About 1.7 MILLION people suffer a traumatic brain injury each year in the United States alone. Almost 80% of those – 1.365 million are treated and released from an emergency room. According to the Center for Disease Control and Prevention (the CDC) “ In general, total combined rates for traumatic brain injury (TBI)-related emergency department (ED) visits, hospitalizations and deaths have increased over the past decade,” [2001-2010 statistics]. Traumatic Brain Injuries result from many different type of events.

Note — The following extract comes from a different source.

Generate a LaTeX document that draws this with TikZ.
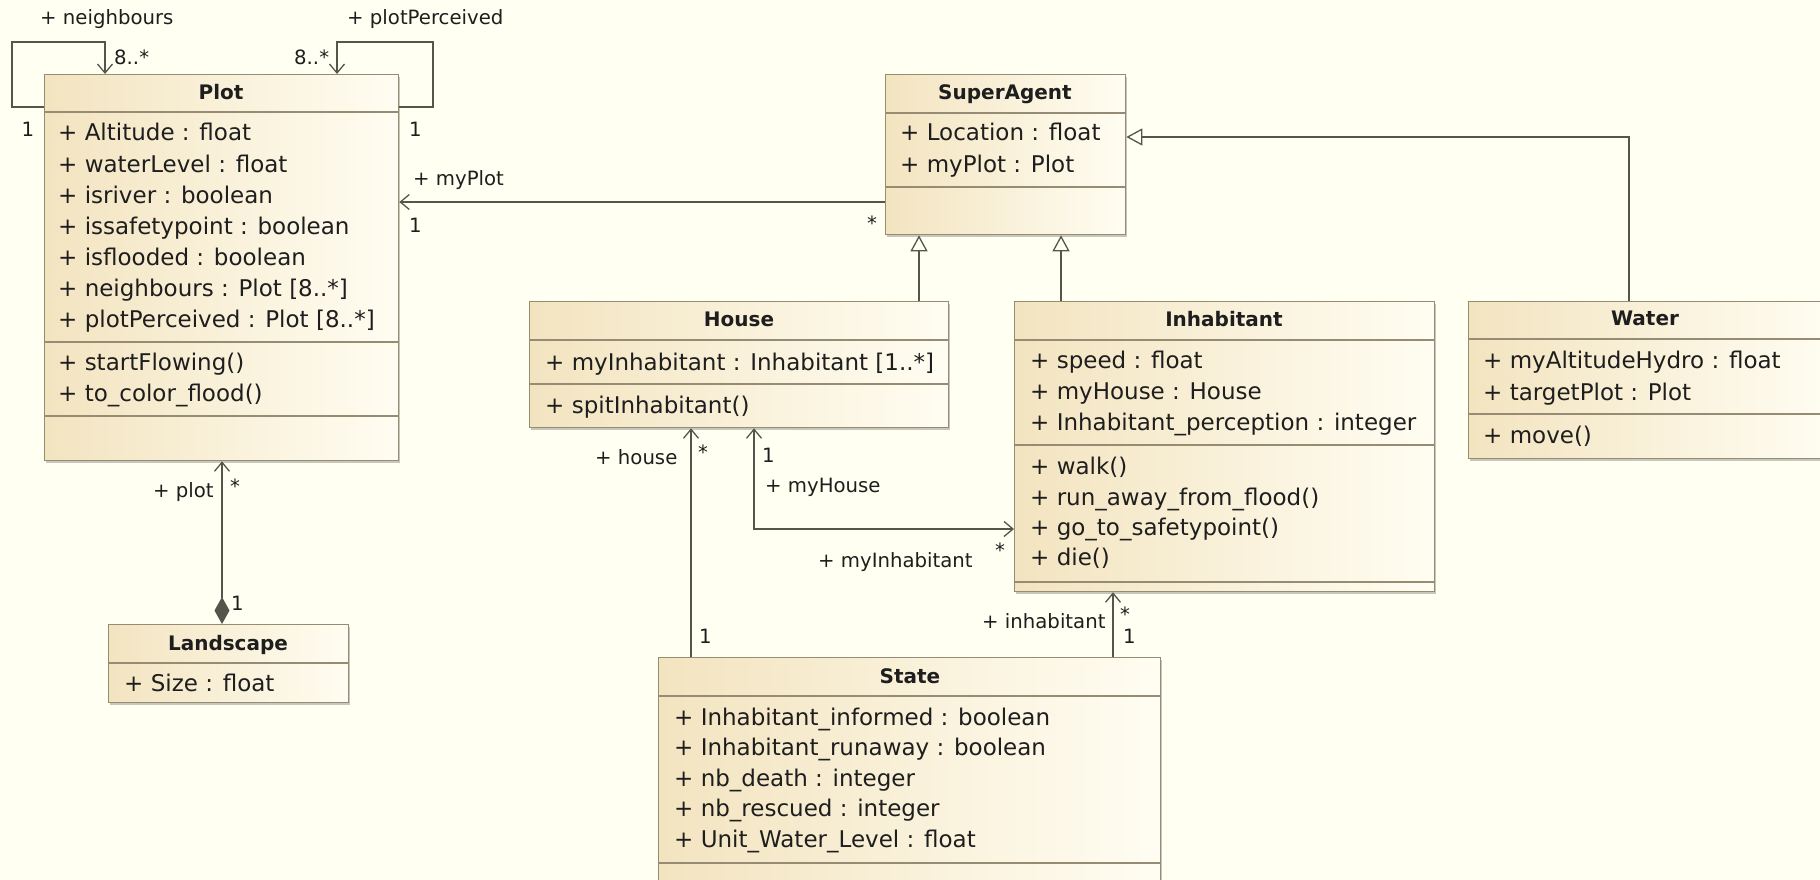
\documentclass[tikz,border=0pt]{standalone}
\usepackage{fontspec}
\setmainfont{DejaVu Sans}
\newfontfamily\dvfam{DejaVu Sans}
\usetikzlibrary{arrows.meta,shadows}
\newcommand\attrfont{\dvfam\fontsize{23}{27}\selectfont}
\newcommand\lblfont{\dvfam\fontsize{19.7}{23}\selectfont}
\newcommand\ttlfont{\dvfam\bfseries\fontsize{20}{24}\selectfont}
\definecolor{bgc}{RGB}{255,255,242}
\definecolor{boxL}{RGB}{243,228,192}
\definecolor{boxR}{RGB}{255,253,242}
\definecolor{boxborder}{RGB}{150,140,115}
\definecolor{linec}{RGB}{85,85,75}
\definecolor{txt}{RGB}{30,30,30}
\tikzset{
  classbox/.style={draw=boxborder, line width=1.3pt, left color=boxL, right color=boxR,
    inner sep=0pt, anchor=north west,
    drop shadow={shadow xshift=1.5pt, shadow yshift=-2.5pt, fill=black, opacity=0.22}},
  sepline/.style={draw=boxborder, line width=1.3pt},
  attr/.style={anchor=base west, inner sep=0pt, font=\attrfont, text=txt},
  ttl/.style={anchor=base, inner sep=0pt, font=\ttlfont, text=txt},
  lbl/.style={anchor=base west, inner sep=0pt, font=\lblfont, text=txt},
  lblc/.style={anchor=base, inner sep=0pt, font=\lblfont, text=txt},
  conn/.style={draw=linec, line width=1.4pt},
  >={Straight Barb[length=9pt,width=15pt,line width=1.3pt]},
  gen/.style={-{Triangle[open,length=16pt,width=17pt,line width=1.3pt]}},
  comp/.style={{Straight Barb[length=9pt,width=15pt,line width=1.3pt]}-{Diamond[length=27pt,width=15pt]}}
}
\begin{document}
\begin{tikzpicture}[x=1pt,y=-1pt]
\clip (0,0) rectangle (1820,880);
\fill[bgc] (0,0) rectangle (1820,880);

% ---------- Plot ----------
\node[classbox, minimum width=354pt, minimum height=386pt] (plot) at (44,74) {};
\draw[sepline] (plot.west |- 0,112) -- (plot.east |- 0,112);
\draw[sepline] (plot.west |- 0,342) -- (plot.east |- 0,342);
\draw[sepline] (plot.west |- 0,416) -- (plot.east |- 0,416);
\node[ttl] (plott) at (221,100) {Plot};
\foreach \t [count=\i] in {+ Altitude : float, + waterLevel : float, + isriver : boolean,
  + issafetypoint : boolean, + isflooded : boolean, + neighbours : Plot [8..*],
  + plotPerceived : Plot [8..*]}
  \node[attr] (pa\i) at (58,110+31*\i) {\t};
\node[attr] (po1) at (58,370) {+ startFlowing()};
\node[attr] (po2) at (58,401) {+ to\_color\_flood()};

% ---------- Landscape ----------
\node[classbox, minimum width=240pt, minimum height=78pt] (landscape) at (108,624) {};
\draw[sepline] (landscape.west |- 0,663) -- (landscape.east |- 0,663);
\node[ttl] (landt) at (228,650) {Landscape};
\node[attr] (la1) at (124,691) {+ Size : float};

% ---------- SuperAgent ----------
\node[classbox, minimum width=240pt, minimum height=160pt] (sa) at (885,74) {};
\draw[sepline] (sa.west |- 0,113) -- (sa.east |- 0,113);
\draw[sepline] (sa.west |- 0,187) -- (sa.east |- 0,187);
\node[ttl] (sat) at (1005,100) {SuperAgent};
\node[attr] (saa1) at (900,141) {+ Location : float};
\node[attr] (saa2) at (900,172) {+ myPlot : Plot};

% ---------- House ----------
\node[classbox, minimum width=419pt, minimum height=126pt] (house) at (529,301) {};
\draw[sepline] (house.west |- 0,340) -- (house.east |- 0,340);
\draw[sepline] (house.west |- 0,384) -- (house.east |- 0,384);
\node[ttl] (houset) at (739,326) {House};
\node[attr] (ha1) at (545,370) {+ myInhabitant : Inhabitant [1..*]};
\node[attr] (ho1) at (545,413) {+ spitInhabitant()};

% ---------- Inhabitant ----------
\node[classbox, minimum width=420pt, minimum height=290pt] (inh) at (1014,301) {};
\draw[sepline] (inh.west |- 0,340) -- (inh.east |- 0,340);
\draw[sepline] (inh.west |- 0,445) -- (inh.east |- 0,445);
\draw[sepline] (inh.west |- 0,582) -- (inh.east |- 0,582);
\node[ttl] (inht) at (1224,326) {Inhabitant};
\node[attr] (ia1) at (1030,368) {+ speed : float};
\node[attr] (ia2) at (1030,399) {+ myHouse : House};
\node[attr] (ia3) at (1030,430) {+ Inhabitant\_perception : integer};
\node[attr] (io1) at (1030,474) {+ walk()};
\node[attr] (io2) at (1030,505) {+ run\_away\_from\_flood()};
\node[attr] (io3) at (1030,535) {+ go\_to\_safetypoint()};
\node[attr] (io4) at (1030,565) {+ die()};

% ---------- Water ----------
\node[classbox, minimum width=362pt, minimum height=157pt] (water) at (1468,301) {};
\draw[sepline] (water.west |- 0,339) -- (water.east |- 0,339);
\draw[sepline] (water.west |- 0,414) -- (water.east |- 0,414);
\node[ttl] (watert) at (1645,325) {Water};
\node[attr] (wa1) at (1483,368) {+ myAltitudeHydro : float};
\node[attr] (wa2) at (1483,400) {+ targetPlot : Plot};
\node[attr] (wo1) at (1483,443) {+ move()};

% ---------- State ----------
\node[classbox, minimum width=502pt, minimum height=250pt] (state) at (658,657) {};
\draw[sepline] (state.west |- 0,696) -- (state.east |- 0,696);
\draw[sepline] (state.west |- 0,863) -- (state.east |- 0,863);
\node[ttl] (statet) at (910,683) {State};
\node[attr] (sta1) at (674,725) {+ Inhabitant\_informed : boolean};
\node[attr] (sta2) at (674,755) {+ Inhabitant\_runaway : boolean};
\node[attr] (sta3) at (674,786) {+ nb\_death : integer};
\node[attr] (sta4) at (674,816) {+ nb\_rescued : integer};
\node[attr] (sta5) at (674,847) {+ Unit\_Water\_Level : float};

% ---------- Connectors ----------
\draw[conn,->] (plot.west |- 0,107) -- (12,107) -- (12,42) -- (105,42) -- (plot.north -| 105,0);
\draw[conn,->] (plot.east |- 0,107) -- (433,107) -- (433,42) -- (337,42) -- (plot.north -| 337,0);
\draw[conn,->] (sa.west |- 0,202) -- (plot.east |- 0,202);
\draw[conn,comp] (plot.south -| 222,0) -- (landscape.north -| 222,0);
\draw[conn,gen] (house.north -| 919,0) -- (sa.south -| 919,0);
\draw[conn,gen] (inh.north -| 1061,0) -- (sa.south -| 1061,0);
\draw[conn,gen] (water.north -| 1629,0) |- (sa.east |- 0,137);
\draw[conn,->] (state.north -| 691,0) -- (house.south -| 691,0);
\draw[conn,<->] (house.south -| 754,0) |- (inh.west |- 0,529);
\draw[conn,->] (state.north -| 1113,0) -- (inh.south -| 1113,0);

% ---------- Labels ----------
\node[lbl] (l1) at (40,25) {+ neighbours};
\node[lbl] (l2) at (114,65) {8..*};
\node[lbl] (l3) at (347,25) {+ plotPerceived};
\node[lbl] (l4) at (294,65) {8..*};
\node[lblc] (l5) at (28,137) {1};
\node[lbl] (l6) at (409,137) {1};
\node[lbl] (l7) at (413,185) {+ myPlot};
\node[lbl] (l8) at (409,232) {1};
\node[lblc] (l9) at (872,230) {*};
\node[lbl] (l10) at (153,497) {+ plot};
\node[lblc] (l11) at (235,493) {*};
\node[lbl] (l12) at (231,610) {1};
\node[lbl] (l13) at (595,464) {+ house};
\node[lblc] (l14) at (703,459) {*};
\node[lbl] (l15) at (762,462) {1};
\node[lbl] (l16) at (765,492) {+ myHouse};
\node[lblc] (l17) at (1000,557) {*};
\node[lbl] (l18) at (818,567) {+ myInhabitant};
\node[lbl] (l19) at (982,628) {+ inhabitant};
\node[lblc] (l20) at (1125,621) {*};
\node[lbl] (l21) at (1123,643) {1};
\node[lbl] (l22) at (699,643) {1};
\end{tikzpicture}
\end{document}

It is important for friends, family to be vigilant for the potential of a traumatic brain injury. The patient may very well not be aware of the problems. Things to look for according to the Mayo Clinic include:
For milld traumatic brain injury the signs and symptoms may include:
- Physical symptoms
- Loss of consciousness for a few seconds to a few minutes
- No loss of consciousness, but a state of being dazed, confused or disoriented
- Nausea or vomiting
- Fatigue or drowsiness
- Difficulty sleeping
- Sleeping more than usual
- Dizziness or loss of balance
- Sensory symptoms
- Sensory problems, such as blurred vision, ringing in the ears, a bad taste in the mouth or changes in the ability to smell
- Sensitivity to light or sound
- Cognitive or mental symptoms
- Memory or concentration problems
- Mood changes or mood swings
- Feeling depressed or anxious
For Moderate to severe traumatic brain injuries may include any of the signs and symptoms of mild injury, as well as the following symptoms that may appear within the first hours to days after a head injury:
- Physical symptoms
- Loss of consciousness from several minutes to hours
- Persistent headache or headache that worsens
- Repeated vomiting or nausea
- Convulsions or seizures
- Dilation of one or both pupils of the eyes
- Clear fluids draining from the nose or ears
- Inability to awaken from sleep
- Weakness or numbness in fingers and toes
- Loss of coordination
- Cognitive or mental symptoms
- Profound confusion
- Agitation, combativeness or other unusual behavior
- Slurred speech
- Coma and other disorders of consciousness
“Infants and young children with brain injuries may lack the communication skills to report headaches, sensory problems, confusion and similar symptoms,” According to the Mayo Clinic. Below is a list of symptoms to be aware of:
- Change in eating or nursing habits
- Persistent crying and inability to be consoled
- Unusual or easy irritability
- Change in ability to pay attention
- Change in sleep habits
- Sad or depressed mood
- Loss of interest in favorite toys or activities
If you are someone you know has some of these symptoms or you suspect a traumatic brain injury get help- seek medical attention and make sure the Doctor or other health care provider is made aware of your concerns.